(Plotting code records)

[start]

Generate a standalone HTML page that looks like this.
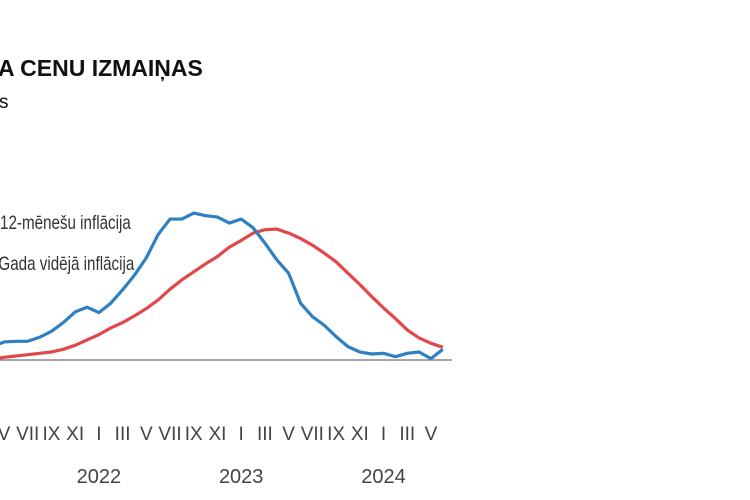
<!DOCTYPE html>
<html><head><meta charset="utf-8"><style>
body{margin:0;background:#fff;width:750px;height:500px;overflow:hidden;font-family:"Liberation Sans",sans-serif}
svg{position:absolute;left:0;top:0}
</style></head><body>
<svg width="750" height="500">
<text x="-2" y="76" font-size="23" font-weight="bold" fill="#111">A CENU IZMAIŅAS</text>
<text x="-1" y="108" font-size="19" fill="#111">s</text>
<line x1="0" y1="360" x2="452" y2="360" stroke="#888" stroke-width="1.5"/>
<g id="series"></g>
<g id="xlabels"></g>
<g font-size="19" fill="#333" font-family="'Liberation Sans Narrow','Liberation Sans',sans-serif">
<text x="0" y="229" transform="scale(0.8,1)">12-mēnešu inflācija</text>
<text x="-2" y="270" transform="scale(0.8,1)">Gada vidējā inflācija</text>
</g>
</svg>
<script>
const blueValues=[2.0,2.7,2.8,2.8,3.4,4.3,5.6,7.2,7.9,7.1,8.5,10.5,12.7,15.3,18.8,21.1,21.1,22.0,21.6,21.4,20.5,21.1,19.8,17.5,15.0,13.0,8.5,6.5,5.2,3.5,2.0,1.2,0.9,1.0,0.5,1.0,1.2,0.2,1.6];
const redValues=[0.1,0.4,0.6,0.8,1.0,1.2,1.6,2.2,3.0,3.8,4.8,5.6,6.6,7.7,9.0,10.6,12.0,13.2,14.4,15.5,16.9,17.9,19.0,19.5,19.6,19.0,18.2,17.2,16.0,14.7,13.0,11.3,9.5,7.8,6.2,4.5,3.3,2.5,1.9];
const monthLabels=["V","VII","IX","XI","I","III","V","VII","IX","XI","I","III","V","VII","IX","XI","I","III","V"];
const yearLabels=["2022","2023","2024"];
const NS="http://www.w3.org/2000/svg";
// month index 0 = April 2021
function xs(m){return 4+11.86*(m-1);}
function ys(v){return 360-v*6.68;}
const g=document.getElementById('series');
function line(vals,color,name){
  const p=document.createElementNS(NS,'polyline');
  p.setAttribute('points',vals.map((v,i)=>xs(i)+','+ys(v)).join(' '));
  p.setAttribute('fill','none');p.setAttribute('stroke',color);p.setAttribute('stroke-width','3.2');
  p.setAttribute('stroke-linejoin','round');
  
  
  g.appendChild(p);
}
line(redValues,'#e2474a','annual-average-line');
line(blueValues,'#2f80c3','12-month-line');
const xl=document.getElementById('xlabels');
monthLabels.forEach((l,i)=>{
  const t=document.createElementNS(NS,'text');
  t.setAttribute('x',xs(1+2*i));t.setAttribute('y',440);
  t.setAttribute('text-anchor','middle');t.setAttribute('font-size','19');t.setAttribute('fill','#444');
  t.setAttribute('font-family',"'Liberation Sans Narrow','Liberation Sans',sans-serif");
  t.textContent=l;
  
  
  xl.appendChild(t);
});
yearLabels.forEach((l,i)=>{
  const t=document.createElementNS(NS,'text');
  t.setAttribute('x',xs(9+12*i));t.setAttribute('y',483);
  t.setAttribute('text-anchor','middle');t.setAttribute('font-size','20');t.setAttribute('fill','#444');
  t.setAttribute('font-family',"'Liberation Sans Narrow','Liberation Sans',sans-serif");
  t.textContent=l;
  
  
  xl.appendChild(t);
});
</script>
</body></html>
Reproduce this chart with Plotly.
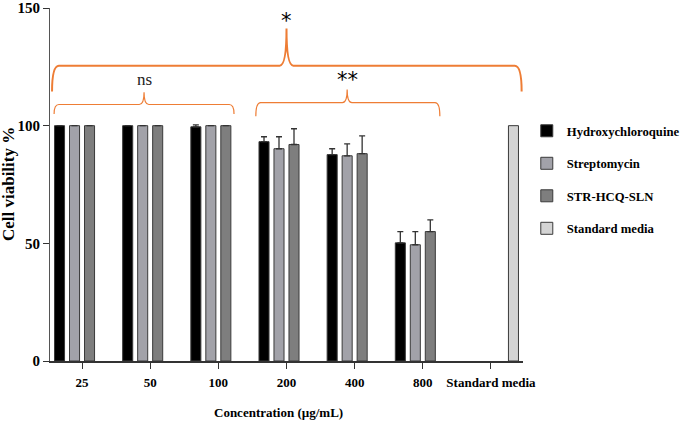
import plotly.graph_objects as go

categories = ["25", "50", "100", "200", "400", "800", "Standard media"]
hcq = [100, 100, 99.5, 93.2, 87.7, 50.2, None]
hcq_err = [0, 0, 0.8, 2.1, 2.5, 4.8, 0]
strep = [100, 100, 100, 90.2, 87.2, 49.4, None]
strep_err = [0, 0, 0, 5.1, 5.1, 5.6, 0]
sln = [100, 100, 100, 92.0, 88.1, 55.0, None]
sln_err = [0, 0, 0, 6.7, 7.6, 5.0, 0]
std_media = [None, None, None, None, None, None, 100]

series = [
    ("Hydroxychloroquine", hcq, hcq_err, "#000000"),
    ("Streptomycin", strep, strep_err, "#a2a2a9"),
    ("STR-HCQ-SLN", sln, sln_err, "#7e7e7e"),
    ("Standard media", std_media, None, "#d4d4d4"),
]

xs = list(range(len(categories)))
SERIF = "Liberation Serif"
ORANGE = "#ee7d35"

fig = go.Figure()
for i, (name, vals, err, col) in enumerate(series):
    kw = {}
    if err is not None:
        kw["error_y"] = dict(type="data", array=err, arrayminus=[0] * len(err),
                             symmetric=False, color="#333333", thickness=1.3, width=3)
    fig.add_trace(go.Bar(
        x=xs, y=vals, name=name, marker=dict(color=col, line=dict(color="#3a3a3a", width=1)),
        legendgroup=name, **kw))


def brace(x0, x1, xm, ybase, yend, ypeak, dx=0.07):
    return (f"M {x0},{yend} Q {x0},{ybase} {x0+dx},{ybase} "
            f"L {xm-dx},{ybase} Q {xm},{ybase} {xm},{ypeak} "
            f"Q {xm},{ybase} {xm+dx},{ybase} "
            f"L {x1-dx},{ybase} Q {x1},{ybase} {x1},{yend}")


shapes = [
    dict(type="path", xref="x", yref="y", path=brace(-0.44, 6.45, 3.0, 125.5, 114.5, 141.3, dx=0.1),
         line=dict(color=ORANGE, width=2)),
    dict(type="path", xref="x", yref="y", path=brace(-0.41, 2.23, 0.91, 109.0, 105.0, 114.2),
         line=dict(color=ORANGE, width=1.2)),
    dict(type="path", xref="x", yref="y", path=brace(2.55, 5.25, 3.89, 109.8, 104.0, 115.4),
         line=dict(color=ORANGE, width=1.2)),
]

annotations = [
    dict(x=3.0, y=144.5, xref="x", yref="y", text="*", showarrow=False,
         font=dict(family="DejaVu Sans", size=21, color="#000")),
    dict(x=0.91, y=119.5, xref="x", yref="y", text="ns", showarrow=False,
         font=dict(family=SERIF, size=17, color="#222")),
    dict(x=3.89, y=119.5, xref="x", yref="y", text="**", showarrow=False,
         font=dict(family="DejaVu Sans", size=21, color="#000")),
    dict(x=-0.089, y=0.501, xref="paper", yref="paper", text="Cell viability %", textangle=-90,
         xanchor="center", yanchor="middle", showarrow=False,
         font=dict(family=SERIF, size=17, color="#000", weight="bold")),
    dict(x=0.484, y=-0.147, xref="paper", yref="paper", text="Concentration (µg/mL)",
         xanchor="center", yanchor="middle", showarrow=False,
         font=dict(family=SERIF, size=13, color="#000", weight="bold")),
]

fig.update_layout(
    width=685, height=424,
    margin=dict(l=50, r=162, t=8, b=63, autoexpand=False),
    plot_bgcolor="white", paper_bgcolor="white",
    barmode="group", bargap=0.12, bargroupgap=0.33,
    showlegend=True,
    legend=dict(x=1.008, y=0.694, xanchor="left", yanchor="top",
                font=dict(family=SERIF, size=12.7, color="#000", weight="bold"),
                tracegroupgap=13, traceorder="grouped", bgcolor="rgba(0,0,0,0)"),
    shapes=shapes, annotations=annotations,
    xaxis=dict(range=[-0.47, 6.47], tickvals=xs, ticktext=categories, showline=True,
               linecolor="#333", linewidth=1.5, ticks="outside", ticklen=6, tickcolor="#333",
               tickwidth=1.3, showgrid=False, zeroline=False, automargin=False,
               ticklabelstandoff=3,
               tickfont=dict(family=SERIF, size=13, color="#000", weight="bold")),
    yaxis=dict(range=[0, 150], tickvals=[0, 50, 100, 150], showline=True,
               linecolor="#555", linewidth=1.2, ticks="outside", ticklen=6, tickcolor="#333",
               tickwidth=1.3, showgrid=False, zeroline=False, automargin=False,
               tickfont=dict(family=SERIF, size=15, color="#000", weight="bold")),
)

fig.write_html("out.html", config={"displayModeBar": False},
               post_script="document.body.style.margin='0';")
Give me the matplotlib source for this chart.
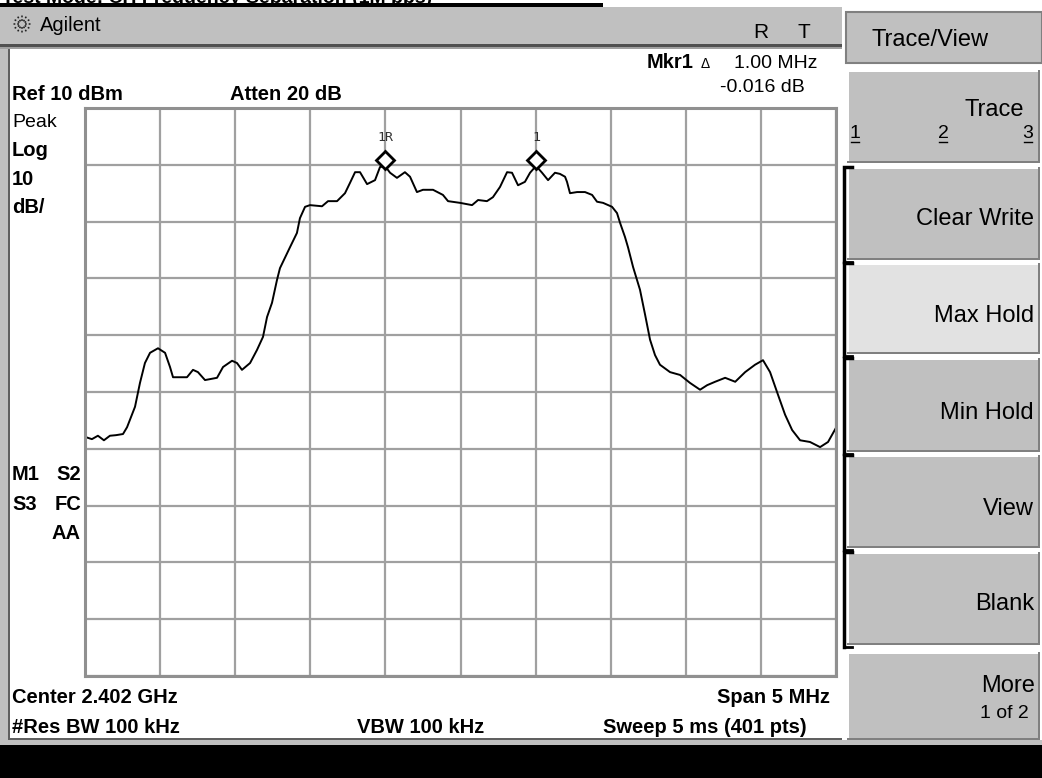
import numpy as np
import matplotlib.pyplot as plt
from matplotlib.patches import Rectangle

# spectrum analyzer screen: Agilent, Max Hold trace
center_ghz = 2.402
span_mhz = 5.0
ref_dbm = 10
db_per_div = 10

# trace (offset from center in MHz, level in dBm)
freq_off = [-2.500, -2.454, -2.414, -2.374, -2.334, -2.294, -2.247, -2.220, -2.167, -2.134,
            -2.101, -2.067, -2.014, -1.967, -1.934, -1.914, -1.821, -1.781, -1.748, -1.701,
            -1.621, -1.581, -1.521, -1.488, -1.455, -1.401, -1.355, -1.315, -1.288, -1.255,
            -1.222, -1.202, -1.135, -1.089, -1.069, -1.035, -1.002, -0.922, -0.882, -0.822,
            -0.769, -0.736, -0.702, -0.669, -0.622, -0.569, -0.536, -0.503, -0.469, -0.423,
            -0.370, -0.336, -0.290, -0.250, -0.183, -0.117, -0.083, -0.003, 0.077, 0.117,
            0.176, 0.216, 0.263, 0.310, 0.343, 0.383, 0.429, 0.463, 0.503, 0.543,
            0.583, 0.629, 0.662, 0.696, 0.709, 0.729, 0.776, 0.829, 0.876, 0.909,
            0.949, 1.009, 1.042, 1.062, 1.095, 1.115, 1.149, 1.195, 1.229, 1.262,
            1.295, 1.328, 1.395, 1.462, 1.528, 1.595, 1.642, 1.695, 1.762, 1.829,
            1.895, 1.961, 2.014, 2.061, 2.114, 2.161, 2.208, 2.261, 2.327, 2.394,
            2.447, 2.500]
level = [-47.9, -48.3, -47.7, -48.5, -47.7, -47.6, -47.4, -46.2, -42.6, -38.4,
         -34.9, -33.1, -32.3, -33.1, -35.6, -37.4, -37.4, -36.1, -36.5, -37.9,
         -37.5, -35.6, -34.5, -34.9, -36.1, -34.9, -32.6, -30.3, -26.8, -24.3,
         -20.3, -18.2, -14.5, -12.0, -9.4, -7.4, -7.1, -7.3, -6.4, -6.4,
         -5.0, -3.2, -1.3, -1.3, -3.4, -2.7, -0.4, -0.2, -1.4, -2.3,
         -1.3, -2.1, -4.8, -4.4, -4.4, -5.3, -6.4, -6.7, -7.1, -6.2,
         -6.4, -5.7, -3.9, -1.3, -1.4, -3.6, -3.0, -1.4, -0.2, -1.4,
         -2.7, -1.4, -1.6, -2.1, -3.0, -5.0, -4.8, -4.8, -5.3, -6.5,
         -6.7, -7.4, -8.5, -10.2, -12.7, -14.5, -18.0, -22.0, -26.4, -30.8,
         -33.5, -35.2, -36.5, -37.0, -38.4, -39.6, -38.8, -38.2, -37.5, -38.2,
         -36.5, -35.2, -34.4, -36.5, -40.5, -44.0, -46.7, -48.5, -48.8, -49.7,
         -48.8, -46.3]

mkr_freq = [-0.503, 0.503]
mkr_level = [-0.2, -0.2]
mkr_names = ['1R', '1']

softkeys = ['Clear Write', 'Max Hold', 'Min Hold', 'View', 'Blank']

W, H = 1042, 778
fig = plt.figure(figsize=(W / 100, H / 100), dpi=100)
fig.patch.set_facecolor('white')
bg = fig.add_axes([0, 0, 1, 1])
bg.set_xlim(0, W)
bg.set_ylim(H, 0)
bg.axis('off')

gray = '#c0c0c0'
dark = '#808080'
font = ['Liberation Sans', 'DejaVu Sans']

def rect(x0, y0, x1, y1, **kw):
    bg.add_patch(Rectangle((x0, y0), x1 - x0, y1 - y0, **kw))

def txt(x, y, s, size=14.5, bold=False, ha='left', **kw):
    bg.text(x, y, s, fontsize=size, fontweight='bold' if bold else 'normal',
            ha=ha, va='baseline', family=font, color='black', **kw)

# title line cut off at the top of the screenshot
txt(2, 2.5, 'Test Mode: CH Frequency Separation (1M bps)', size=14, bold=True)
rect(0, 3, 603, 6.5, color='black', lw=0)

# header bar
rect(0, 7, 842, 44, facecolor=gray, lw=0)
rect(0, 44, 842, 47, facecolor='#505050', lw=0)
rect(0, 47, 842, 49, facecolor='#a0a0a0', lw=0)
# left strip and bottom
rect(0, 49, 8, 745, facecolor=gray, lw=0)
rect(8, 49, 10, 740, facecolor='#606060', lw=0)
rect(8, 738, 842, 740, facecolor='#606060', lw=0)
rect(0, 740, W, 745, facecolor=gray, lw=0)
rect(0, 745, W, H, facecolor='black', lw=0)

# Agilent logo (little starburst)
for a in np.arange(0, 360, 30):
    r = np.radians(a)
    bg.plot([22 + 3 * np.cos(r), 22 + 9.5 * np.cos(r)], [24 + 3 * np.sin(r), 24 + 9.5 * np.sin(r)],
            color='#202020', lw=1.1, ls=(0, (1.2, 1.2)))
txt(40, 31, 'Agilent', size=14.5)
txt(753, 38, 'R', size=15)
txt(798, 38, 'T', size=15)

# annotation text in the display
txt(693, 68, 'Mkr1', bold=True, ha='right')
txt(705, 68, '\u0394', size=10, ha='center')
txt(817, 68, '1.00 MHz', size=14, ha='right')
txt(805, 92, '-0.016 dB', size=14, ha='right')
txt(12, 100, 'Ref 10 dBm', bold=True)
txt(230, 100, 'Atten 20 dB', bold=True)
txt(12, 127, 'Peak', size=14)
txt(12, 156, 'Log', bold=True)
txt(12, 185, '10', bold=True)
txt(12, 213, 'dB/', bold=True)
txt(12, 480, 'M1', bold=True)
txt(81, 480, 'S2', bold=True, ha='right')
txt(12, 510, 'S3', bold=True)
txt(81, 510, 'FC', bold=True, ha='right')
txt(81, 539, 'AA', bold=True, ha='right')
txt(12, 703, 'Center %.3f GHz' % center_ghz, bold=True)
txt(830, 703, 'Span %g MHz' % span_mhz, bold=True, ha='right')
txt(12, 733, '#Res BW 100 kHz', bold=True)
txt(421, 733, 'VBW 100 kHz', bold=True, ha='center')
txt(807, 733, 'Sweep 5 ms (401 pts)', bold=True, ha='right')

# right panel softkeys
def button(y0, y1, face=gray):
    rect(847, y0, 1040, y1, facecolor=face, lw=0)
    rect(847, y0, 1040, y0 + 2, facecolor='white', lw=0)
    rect(847, y0, 849, y1, facecolor='white', lw=0)
    rect(847, y1 - 2, 1040, y1, facecolor=dark, lw=0)
    rect(1038, y0, 1040, y1, facecolor=dark, lw=0)

rect(846, 12, 1042, 63, facecolor=gray, edgecolor=dark, lw=1.5)
txt(930, 46, 'Trace/View', size=17, ha='center')
button(70, 163)
txt(1024, 116, 'Trace', size=17, ha='right')
for xx, s in zip([855, 943, 1028], ['1', '2', '3']):
    txt(xx, 138, s, size=14, ha='center')
    bg.plot([xx - 4, xx + 4], [142, 142], color='black', lw=1)
tops = [167, 263, 358, 455, 552]
bots = [260, 354, 452, 548, 645]
bases = [225, 322, 419, 515, 610]
for y0, y1, yb, s in zip(tops, bots, bases, softkeys):
    button(y0, y1, face='#e2e2e2' if s == 'Max Hold' else gray)
    txt(1034, yb, s, size=17, ha='right')
    bg.plot([852, 844, 844], [y0, y0, y1 + 2], color='black', lw=2.5, solid_joinstyle='miter')
    bg.plot([844, 852], [y1 + 2, y1 + 2], color='black', lw=2)
button(652, 740)
txt(1035, 692, 'More', size=17, ha='right')
txt(1004, 718, '1 of 2', size=14, ha='center')

# graticule + trace
ax = fig.add_axes([85 / W, (H - 676) / H, 751 / W, 568 / H])
ax.set_facecolor('white')
ax.set_xlim(-span_mhz / 2, span_mhz / 2)
ax.set_ylim(ref_dbm - 10 * db_per_div, ref_dbm)
ax.set_xticks(np.linspace(-span_mhz / 2, span_mhz / 2, 11))
ax.set_yticks(np.arange(ref_dbm - 10 * db_per_div, ref_dbm + 1, db_per_div))
ax.tick_params(length=0, labelbottom=False, labelleft=False)
ax.grid(True, color='#a0a0a0', lw=1.6)
for sp in ax.spines.values():
    sp.set_color('#909090')
    sp.set_linewidth(2.2)
ax.plot(freq_off, level, color='black', lw=1.4)
for f, l, n in zip(mkr_freq, mkr_level, mkr_names):
    ax.plot(f, l + 1.1, marker='D', ms=9, mfc='white', mec='black', mew=2, clip_on=False)
    ax.text(f, l + 3.8, n, fontsize=9.5, ha='center', va='bottom', family='DejaVu Sans Mono',
            color='#303030')

fig.savefig('out.png', dpi=100)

[end]

TASK TO CARRY OUT => Leaving the pictures out, write out exactly the lines from the line containing "Give me the matplotlib source for this chart." through the line containing "db_per_div = 10", both included.

FINISHED TASK =>
Give me the matplotlib source for this chart.
import numpy as np
import matplotlib.pyplot as plt
from matplotlib.patches import Rectangle

# spectrum analyzer screen: Agilent, Max Hold trace
center_ghz = 2.402
span_mhz = 5.0
ref_dbm = 10
db_per_div = 10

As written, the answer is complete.